[Instructions to follow]
Go through the lines below and copy each one that holds the string "this".

------------

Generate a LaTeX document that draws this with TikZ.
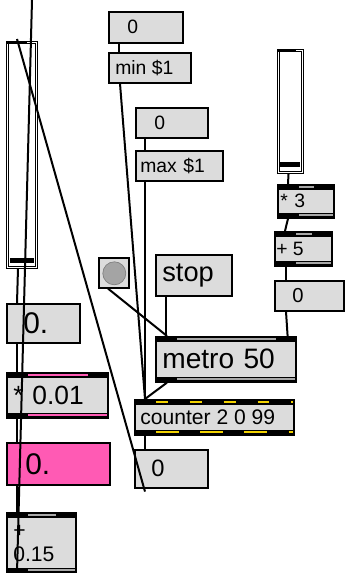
\documentclass[tikz,border=0pt]{standalone}
\usepackage{fontspec}
\setmainfont{Liberation Sans}
\usepackage{tikz}
\usetikzlibrary{positioning, calc}
\definecolor{PatchGrey}{HTML}{DCDCDC}
\definecolor{HotPink}{HTML}{FF5AB4}
\definecolor{InletGrey}{HTML}{A8A8A8}
\definecolor{CountYellow}{HTML}{F2D200}
\definecolor{BangGrey}{HTML}{A4A4A4}
\newdimen\pdpx
\pdpx=0.02cm
\tikzset{
  % Box styles
  numbox/.style={rectangle, draw=black, fill=PatchGrey, line width=1.6\pdpx, anchor=north west, inner sep=0pt},
  msgbox/.style={rectangle, draw=black, fill=PatchGrey, line width=1.6\pdpx, anchor=north west, inner sep=0pt},
  objbox/.style={rectangle, draw=black, fill=PatchGrey, line width=1.6\pdpx, anchor=north west, inner sep=0pt,
    path picture={
      \fill[black] (path picture bounding box.north west) rectangle ([yshift=-5\pdpx]path picture bounding box.north east);
      \fill[black] (path picture bounding box.south west) rectangle ([yshift=5\pdpx]path picture bounding box.south east);
      \fill[#1] ([xshift=21\pdpx,yshift=-1.5\pdpx]path picture bounding box.north west) rectangle ([xshift=-20\pdpx,yshift=-3.5\pdpx]path picture bounding box.north east);
      \fill[#1] ([xshift=21\pdpx,yshift=1.5\pdpx]path picture bounding box.south west) rectangle ([yshift=3.5\pdpx]path picture bounding box.south east);
    }},
  objbox/.default=InletGrey,
  cntbox/.style={rectangle, draw=black, fill=PatchGrey, line width=1.6\pdpx, anchor=north west, inner sep=0pt,
    path picture={
      \fill[black] (path picture bounding box.north west) rectangle ([yshift=-5\pdpx]path picture bounding box.north east);
      \fill[black] (path picture bounding box.south west) rectangle ([yshift=5\pdpx]path picture bounding box.south east);
      \draw[CountYellow, line width=2\pdpx, dash pattern=on 6.8pt off 12.5pt] ([xshift=21\pdpx,yshift=-2.5\pdpx]path picture bounding box.north west) -- ([yshift=-2.5\pdpx]path picture bounding box.north east);
      \draw[CountYellow, line width=2\pdpx, dash pattern=on 13pt off 12.2pt] ([xshift=21\pdpx,yshift=2.5\pdpx]path picture bounding box.south west) -- ([yshift=2.5\pdpx]path picture bounding box.south east);
    }},
  slider/.style={rectangle, draw=black, fill=white, line width=1.1\pdpx, double=white, double distance=1.1\pdpx, anchor=north west, inner sep=0pt},
  bang/.style={rectangle, draw=black, fill=PatchGrey, line width=1.6\pdpx, anchor=north west, inner sep=0pt},
  % Text
  boxtext/.style={anchor=west, inner sep=0pt, align=left},
  % Cord styles
  cord/.style={line width=2\pdpx, black}
}

\begin{document}
\begin{tikzpicture}[x=0.02cm, y=-0.02cm]
  \path[fill=white, use as bounding box] (0,0) rectangle (345,573);

  % Left column
  \node[slider, minimum width=29\pdpx, minimum height=225\pdpx] (lslider) at (7,42) {};
  \fill[black] (7,41) rectangle (27,44);
  \fill[black] (10,258) rectangle (34,263);
  \node[numbox, minimum width=73\pdpx, minimum height=39\pdpx] (lnum) at (6,303) {};
  \node[boxtext, font=\fontsize{17pt}{20pt}\selectfont] (lnum-t) at ([xshift=17\pdpx]lnum.west) {0.};
  \node[objbox=HotPink, minimum width=101\pdpx, minimum height=45\pdpx] (mul) at (6,372) {};
  \node[boxtext, font=\fontsize{15pt}{18pt}\selectfont] (mul-t) at ([xshift=7\pdpx]mul.west) {*\,\,0.01};
  \node[numbox, fill=HotPink, minimum width=103\pdpx, minimum height=42\pdpx] (pink) at (6,442) {};
  \node[boxtext, font=\fontsize{17pt}{20pt}\selectfont] (pink-t) at ([xshift=19\pdpx]pink.west) {0.};
  \node[objbox, minimum width=69\pdpx, minimum height=60\pdpx] (add) at (6,512) {};
  \node[boxtext, font=\fontsize{12pt}{13.6pt}\selectfont] (add-t) at ([xshift=7\pdpx,yshift=-1\pdpx]add.west) {+\\0.15};

  % Middle column
  \node[numbox, minimum width=74\pdpx, minimum height=31\pdpx] (topzero) at (108,11) {};
  \node[boxtext, font=\fontsize{11pt}{13pt}\selectfont] (topzero-t) at ([xshift=19\pdpx]topzero.west) {0};
  \node[msgbox, minimum width=82\pdpx, minimum height=30\pdpx] (minmsg) at (108,52) {};
  \node[boxtext, font=\fontsize{11pt}{13pt}\selectfont] (minmsg-t) at ([xshift=7\pdpx]minmsg.west) {min \$1};
  \node[numbox, minimum width=72\pdpx, minimum height=30\pdpx] (midzero) at (135,107) {};
  \node[boxtext, font=\fontsize{11pt}{13pt}\selectfont] (midzero-t) at ([xshift=19\pdpx]midzero.west) {0};
  \node[msgbox, minimum width=87\pdpx, minimum height=30\pdpx] (maxmsg) at (135,150) {};
  \node[boxtext, font=\fontsize{11pt}{13pt}\selectfont] (maxmsg-t) at ([xshift=5\pdpx]maxmsg.west) {max\,\,\$1};

  \node[bang, minimum width=30\pdpx, minimum height=30\pdpx] (bang) at (98,257) {};
  \fill[BangGrey, draw=gray] (bang.center) ++(0.5,0.5) circle[radius=11.5];
  \node[msgbox, minimum width=76\pdpx, minimum height=41\pdpx] (stop) at (155,254) {};
  \node[boxtext, font=\fontsize{15.5pt}{18pt}\selectfont] (stop-t) at ([xshift=7\pdpx]stop.west) {stop};
  \node[objbox, minimum width=140\pdpx, minimum height=45\pdpx] (metro) at (155,336) {};
  \node[boxtext, font=\fontsize{16pt}{19pt}\selectfont] (metro-t) at ([xshift=7\pdpx]metro.west) {metro\,\,50};
  \node[cntbox, minimum width=159\pdpx, minimum height=35\pdpx] (counter) at (134,399) {};
  \node[boxtext, font=\fontsize{12pt}{14pt}\selectfont] (counter-t) at ([xshift=6\pdpx]counter.west) {counter 2 0 99};
  \node[numbox, minimum width=73\pdpx, minimum height=38\pdpx] (botzero) at (134,449) {};
  \node[boxtext, font=\fontsize{13.5pt}{16pt}\selectfont] (botzero-t) at ([xshift=17\pdpx]botzero.west) {0};

  % Right column
  \node[slider, minimum width=24\pdpx, minimum height=122\pdpx] (rslider) at (278,50) {};
  \fill[black] (278,49) rectangle (296,52);
  \fill[black] (280,162) rectangle (300,167);
  \node[objbox, minimum width=56\pdpx, minimum height=33\pdpx] (times) at (277,184) {};
  \node[boxtext, font=\fontsize{11pt}{13pt}\selectfont] (times-t) at ([xshift=3\pdpx]times.west) {*\,\,3};
  \node[objbox, minimum width=57\pdpx, minimum height=34\pdpx] (plus) at (274,231) {};
  \node[boxtext, font=\fontsize{11pt}{13pt}\selectfont] (plus-t) at ([xshift=2\pdpx]plus.west) {+ 5};
  \node[numbox, minimum width=69\pdpx, minimum height=30\pdpx] (rzero) at (274,280) {};
  \node[boxtext, font=\fontsize{11.5pt}{13pt}\selectfont] (rzero-t) at ([xshift=18\pdpx]rzero.west) {0};

  % Cords
  \coordinate (offtop) at (32,0);
  \coordinate (offbot) at (17,573);
  \draw[cord] ([xshift=11\pdpx]topzero.south west) -- ([xshift=11\pdpx]minmsg.north west);
  \draw[cord] ([xshift=12\pdpx]minmsg.south west) -- ([xshift=11\pdpx]counter.north west);
  \draw[cord] ([xshift=10\pdpx]midzero.south west) -- ([xshift=10\pdpx]maxmsg.north west);
  \draw[cord] ([xshift=10\pdpx]maxmsg.south west) -- ([xshift=11\pdpx]counter.north west);
  \draw[cord] ([xshift=10\pdpx]bang.south west) -- ([xshift=12\pdpx]metro.north west);
  \draw[cord] ([xshift=11\pdpx]stop.south west) -- ([xshift=11\pdpx]metro.north west);
  \draw[cord] ([xshift=12\pdpx]metro.south west) -- ([xshift=11\pdpx]counter.north west);
  \draw[cord] ([xshift=11\pdpx]counter.south west) -- ([xshift=11\pdpx]botzero.north west);
  \draw[cord] ([xshift=-2\pdpx]rslider.south) -- ([xshift=11\pdpx]times.north west);
  \draw[cord] ([xshift=11\pdpx]times.south west) -- ([xshift=11\pdpx]plus.north west);
  \draw[cord] ([xshift=12\pdpx]plus.south west) -- ([xshift=12\pdpx]rzero.north west);
  \draw[cord] ([xshift=12\pdpx]rzero.south west) -- ([xshift=-9\pdpx]metro.north east);
  \draw[cord] ([xshift=11\pdpx]lslider.south west) -- ([xshift=11\pdpx]lnum.north west);
  \draw[cord] ([xshift=11\pdpx]lnum.south west) -- ([xshift=11\pdpx]mul.north west);
  \draw[cord] ([xshift=11\pdpx]mul.south west) -- ([xshift=11\pdpx]pink.north west);
  \draw[cord] ([xshift=11\pdpx]pink.south west) -- ([xshift=11\pdpx]add.north west);
  \draw[cord] (offtop) -- (offbot);
  \draw[cord] ([xshift=11\pdpx,yshift=-3\pdpx]botzero.south west) -- ([xshift=10\pdpx,yshift=3\pdpx]lslider.north west);
\end{tikzpicture}
\end{document}
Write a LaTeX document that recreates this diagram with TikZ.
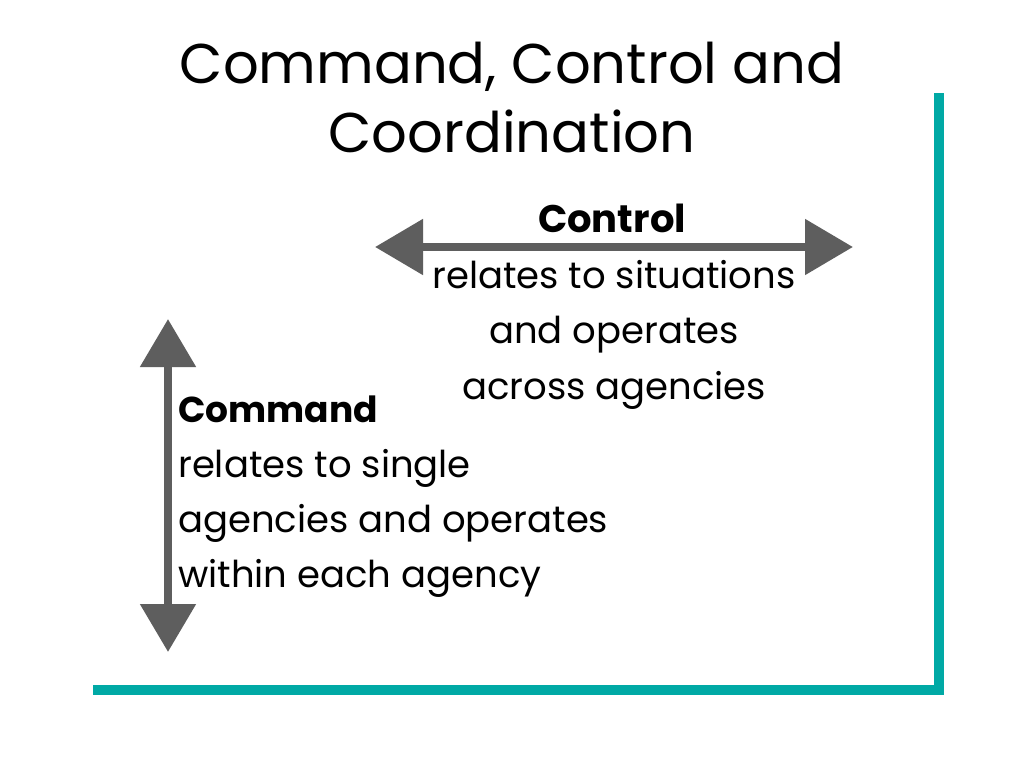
\documentclass[tikz,border=0pt]{standalone}
\usepackage{fontspec}
\setmainfont{Poppins}
\usetikzlibrary{arrows.meta}
\definecolor{teal}{HTML}{00A9A5}
\definecolor{arrowgray}{HTML}{5E5E5E}
\tikzset{
  frame/.style={draw=teal,line width=10pt,line join=miter},
  dblarrow/.style={draw=arrowgray,line width=8.5pt,
    {Triangle[length=48pt,width=54pt]}-{Triangle[length=48pt,width=54pt]}},
  titletext/.style={inner sep=0pt,anchor=base,font=\fontsize{56}{66}\selectfont},
  bodyc/.style={inner sep=0pt,anchor=base,font=\fontsize{37}{44}\selectfont},
  bodyl/.style={inner sep=0pt,anchor=base west,font=\fontsize{37}{44}\selectfont},
  headc/.style={inner sep=0pt,anchor=base,font=\bfseries\fontsize{38.5}{44}\selectfont},
  headl/.style={inner sep=0pt,anchor=base west,font=\bfseries\fontsize{36}{44}\selectfont},
}
\begin{document}
\begin{tikzpicture}[x=1pt,y=-1pt]
\useasboundingbox[fill=white] (0,0) rectangle (1024,768);
% title
\node[titletext] (t1) at (512,83) {Command, Control and};
\node[titletext] (t2) at (512,152) {Coordination};
% frame
\coordinate (ftop) at (939,93);
\coordinate (fcorner) at (939,690);
\coordinate (fleft) at (93,690);
\draw[frame] (ftop) -- (fcorner) -- (fleft);
% control arrow
\coordinate (cl) at (375,247);
\coordinate (cr) at (853,247);
\draw[dblarrow] (cl) -- (cr);
\node[headc] (ctl) at (612,232) {Control};
\node[bodyc] (c1) at (614,288) {relates to situations};
\node[bodyc] (c2) at (614,343) {and operates};
\node[bodyc] (c3) at (614,399) {across agencies};
% command arrow
\coordinate (vt) at (168,319);
\coordinate (vb) at (168,652);
\draw[dblarrow] (vt) -- (vb);
\node[headl] (cmd) at (178,422) {Command};
\node[bodyl] (m1) at (178,477) {relates to single};
\node[bodyl] (m2) at (178,532) {agencies and operates};
\node[bodyl] (m3) at (178,587) {within each agency};
\end{tikzpicture}
\end{document}
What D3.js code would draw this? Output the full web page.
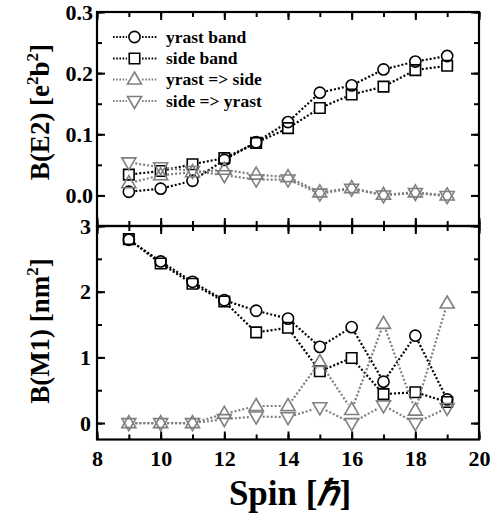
<!DOCTYPE html>
<html>
<head>
<meta charset="utf-8">
<script src="https://cdn.jsdelivr.net/npm/d3@7"></script>
<style>
  body { margin: 0; background: #fff; }
</style>
</head>
<body>
<svg id="chart" width="493" height="518"></svg>
<script>
// ---------------------------------------------------------------- //
// Data

var spin = [9, 10, 11, 12, 13, 14, 15, 16, 17, 18, 19];

// B(E2) [e^2 b^2]
var e2_yrast      = [0.006, 0.011, 0.024, 0.058, 0.087, 0.120, 0.168, 0.180, 0.206, 0.219, 0.228];
var e2_side       = [0.034, 0.040, 0.051, 0.061, 0.086, 0.110, 0.143, 0.165, 0.178, 0.205, 0.212];
var e2_yrast2side = [0.020, 0.033, 0.038, 0.042, 0.034, 0.030, 0.005, 0.012, 0.001, 0.005, 0.000];
var e2_side2yrast = [0.054, 0.046, 0.040, 0.033, 0.026, 0.026, 0.003, 0.011, 0.000, 0.004, -0.001];

// B(M1) [nm^2]
var m1_yrast      = [2.79, 2.46, 2.15, 1.87, 1.71, 1.59, 1.16, 1.46, 0.63, 1.33, 0.36];
var m1_side       = [2.80, 2.43, 2.12, 1.85, 1.38, 1.45, 0.79, 0.99, 0.44, 0.47, 0.32];
var m1_yrast2side = [0.00, 0.00, 0.00, 0.14, 0.26, 0.26, 0.93, 0.20, 1.51, 0.19, 1.82];
var m1_side2yrast = [0.00, 0.00, 0.00, 0.06, 0.10, 0.09, 0.24, 0.00, 0.27, 0.00, 0.23];

var legendNames = ['yrast band', 'side band', 'yrast => side', 'side => yrast'];

var xTicks = [8, 10, 12, 14, 16, 18, 20];
var e2Ticks = [0.0, 0.1, 0.2, 0.3];
var m1Ticks = [0, 1, 2, 3];

// ---------------------------------------------------------------- //
// Setup

var FONT = '"Liberation Serif", "Times New Roman", Times, serif';
var svg = d3.select('#chart');
var left = 97, right = 479, top_ = 12, mid = 226, bottom = 439.5;
var gray = '#7f7f7f';

var x = d3.scaleLinear().domain([8, 20]).range([left, right]);
var yTop = d3.scaleLinear().domain([-0.05, 0.3]).range([mid, top_]);
var yBot = d3.scaleLinear().domain([-0.25, 3]).range([bottom, mid]);

var series = [
  { name: legendNames[0], shape: 'circle', color: '#000' },
  { name: legendNames[1], shape: 'square', color: '#000' },
  { name: legendNames[2], shape: 'up',     color: gray },
  { name: legendNames[3], shape: 'down',   color: gray }
];

function markerPath(shape){
  if(shape === 'circle') return d3.symbol().type(d3.symbolCircle).size(Math.PI*5.6*5.6)();
  if(shape === 'square') return d3.symbol().type(d3.symbolSquare).size(10.5*10.5)();
  if(shape === 'up') return 'M0,-7.5L7,4.5L-7,4.5Z';
  return 'M0,7.5L7,-4.5L-7,-4.5Z';
}

// dotted segments that stop short of each marker
function gapSegments(pts, gap){
  var segs = [];
  for(var i = 0; i < pts.length - 1; i++){
    var a = pts[i], b = pts[i+1];
    var dx = b[0]-a[0], dy = b[1]-a[1], d = Math.sqrt(dx*dx+dy*dy);
    if(d <= 2*gap) continue;
    var ux = dx/d, uy = dy/d;
    segs.push([[a[0]+ux*gap, a[1]+uy*gap], [b[0]-ux*gap, b[1]-uy*gap]]);
  }
  return segs;
}

var line_gen = d3.line();

function drawPanel(yScale, values){
  var g = svg.append('g');
  series.forEach(function(s, k){
    var pts = spin.map(function(sp, i){ return [x(sp), yScale(values[k][i])]; });
    g.selectAll(null).data(gapSegments(pts, 6.5)).enter().append('path')
      .attr('d', line_gen)
      .attr('fill', 'none').attr('stroke', s.color)
      .attr('stroke-width', 2.2).attr('stroke-dasharray', '2,2');
    g.selectAll(null).data(pts).enter().append('path')
      .attr('d', markerPath(s.shape))
      .attr('transform', function(d){ return 'translate(' + d[0] + ',' + d[1] + ')'; })
      .attr('fill', 'none').attr('stroke', s.color).attr('stroke-width', 1.6);
  });
}

drawPanel(yTop, [e2_yrast, e2_side, e2_yrast2side, e2_side2yrast]);
drawPanel(yBot, [m1_yrast, m1_side, m1_yrast2side, m1_side2yrast]);

// ---------------------------------------------------------------- //
// Axes

function addAxis(axis, tx, ty){
  var g = svg.append('g').attr('transform', 'translate(' + tx + ',' + ty + ')').call(axis);
  g.select('.domain').remove();
  g.selectAll('.tick line').attr('stroke', '#000').attr('stroke-width', 2);
  g.selectAll('text').attr('fill', '#000')
    .style('font-family', FONT).style('font-weight', 'bold').style('font-size', '22px');
  return g;
}

var minorX = d3.range(8, 21, 1);

// x axes (ticks inward)
[[top_, 'top'], [mid, 'bottomOfTop'], [mid, 'topOfBot'], [bottom, 'bottom']].forEach(function(p){
  var major, minor;
  if(p[1] === 'top' || p[1] === 'topOfBot'){
    major = d3.axisTop(x).tickValues(xTicks).tickSize(-8).tickFormat('');
    minor = d3.axisTop(x).tickValues(minorX).tickSize(-5).tickFormat('');
  } else {
    major = d3.axisBottom(x).tickValues(xTicks).tickSize(-8).tickPadding(11)
      .tickFormat(p[1] === 'bottom' ? d3.format('d') : '');
    minor = d3.axisBottom(x).tickValues(minorX).tickSize(-5).tickFormat('');
  }
  addAxis(minor, 0, p[0]);
  addAxis(major, 0, p[0]);
});

// y axes
addAxis(d3.axisLeft(yTop).tickValues(d3.range(0, 0.31, 0.05)).tickSize(-5).tickFormat(''), left, 0);
addAxis(d3.axisLeft(yTop).tickValues(e2Ticks).tickSize(-8).tickPadding(4).tickFormat(d3.format('.1f')), left, 0);
addAxis(d3.axisRight(yTop).tickValues(d3.range(0, 0.31, 0.05)).tickSize(-5).tickFormat(''), right, 0);
addAxis(d3.axisRight(yTop).tickValues(e2Ticks).tickSize(-8).tickFormat(''), right, 0);

addAxis(d3.axisLeft(yBot).tickValues(d3.range(0, 3.01, 0.5)).tickSize(-5).tickFormat(''), left, 0);
addAxis(d3.axisLeft(yBot).tickValues(m1Ticks).tickSize(-8).tickPadding(6).tickFormat(d3.format('d')), left, 0);
addAxis(d3.axisRight(yBot).tickValues(d3.range(0, 3.01, 0.5)).tickSize(-5).tickFormat(''), right, 0);
addAxis(d3.axisRight(yBot).tickValues(m1Ticks).tickSize(-8).tickFormat(''), right, 0);

// frames
svg.append('rect').attr('x', left).attr('y', top_).attr('width', right-left).attr('height', mid-top_)
  .attr('fill', 'none').attr('stroke', '#000').attr('stroke-width', 2.2);
svg.append('rect').attr('x', left).attr('y', mid).attr('width', right-left).attr('height', bottom-mid)
  .attr('fill', 'none').attr('stroke', '#000').attr('stroke-width', 2.2);

// ---------------------------------------------------------------- //
// Titles

function title(){
  return svg.append('text').attr('text-anchor', 'middle').attr('fill', '#000')
    .style('font-family', FONT).style('font-weight', 'bold');
}

var t1 = title().attr('transform', 'translate(49,112) rotate(-90)').style('font-size', '27px');
t1.append('tspan').text('B(E2) [e');
t1.append('tspan').attr('dy', -11).style('font-size', '17px').text('2');
t1.append('tspan').attr('dy', 11).text('b');
t1.append('tspan').attr('dy', -11).style('font-size', '17px').text('2');
t1.append('tspan').attr('dy', 11).text(']');

var t2 = title().attr('transform', 'translate(49,331) rotate(-90)').style('font-size', '27px');
t2.append('tspan').text('B(M1) [nm');
t2.append('tspan').attr('dy', -11).style('font-size', '17px').text('2');
t2.append('tspan').attr('dy', 11).text(']');

var t3 = title().attr('x', 290).attr('y', 505).style('font-size', '35px');
t3.append('tspan').text('Spin [');
t3.append('tspan').style('font-style', 'italic').text('\u210F');
t3.append('tspan').text(']');

// ---------------------------------------------------------------- //
// Legend

var legendY = [37, 58.5, 79.5, 101];
series.forEach(function(s, k){
  var g = svg.append('g').attr('transform', 'translate(0,' + legendY[k] + ')');
  [[113, 127], [142, 157]].forEach(function(seg){
    g.append('line').attr('x1', seg[0]).attr('x2', seg[1]).attr('y1', 0).attr('y2', 0)
      .attr('stroke', s.color).attr('stroke-width', 2).attr('stroke-dasharray', '1.6,1.6');
  });
  g.append('path').attr('d', markerPath(s.shape)).attr('transform', 'translate(134.5,0)')
    .attr('fill', 'none').attr('stroke', s.color).attr('stroke-width', 1.6);
  g.append('text').attr('x', 166).attr('y', 0).attr('dy', '0.33em').attr('fill', '#000')
    .style('font-family', FONT).style('font-weight', 'bold').style('font-size', '17.5px')
    .text(s.name);
});
</script>
</body>
</html>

------------

[Full solution]
Generate a LaTeX document that draws this with TikZ.
Write a LaTeX document that recreates this diagram with TikZ.
What D3.js code would draw this? Output the full web page.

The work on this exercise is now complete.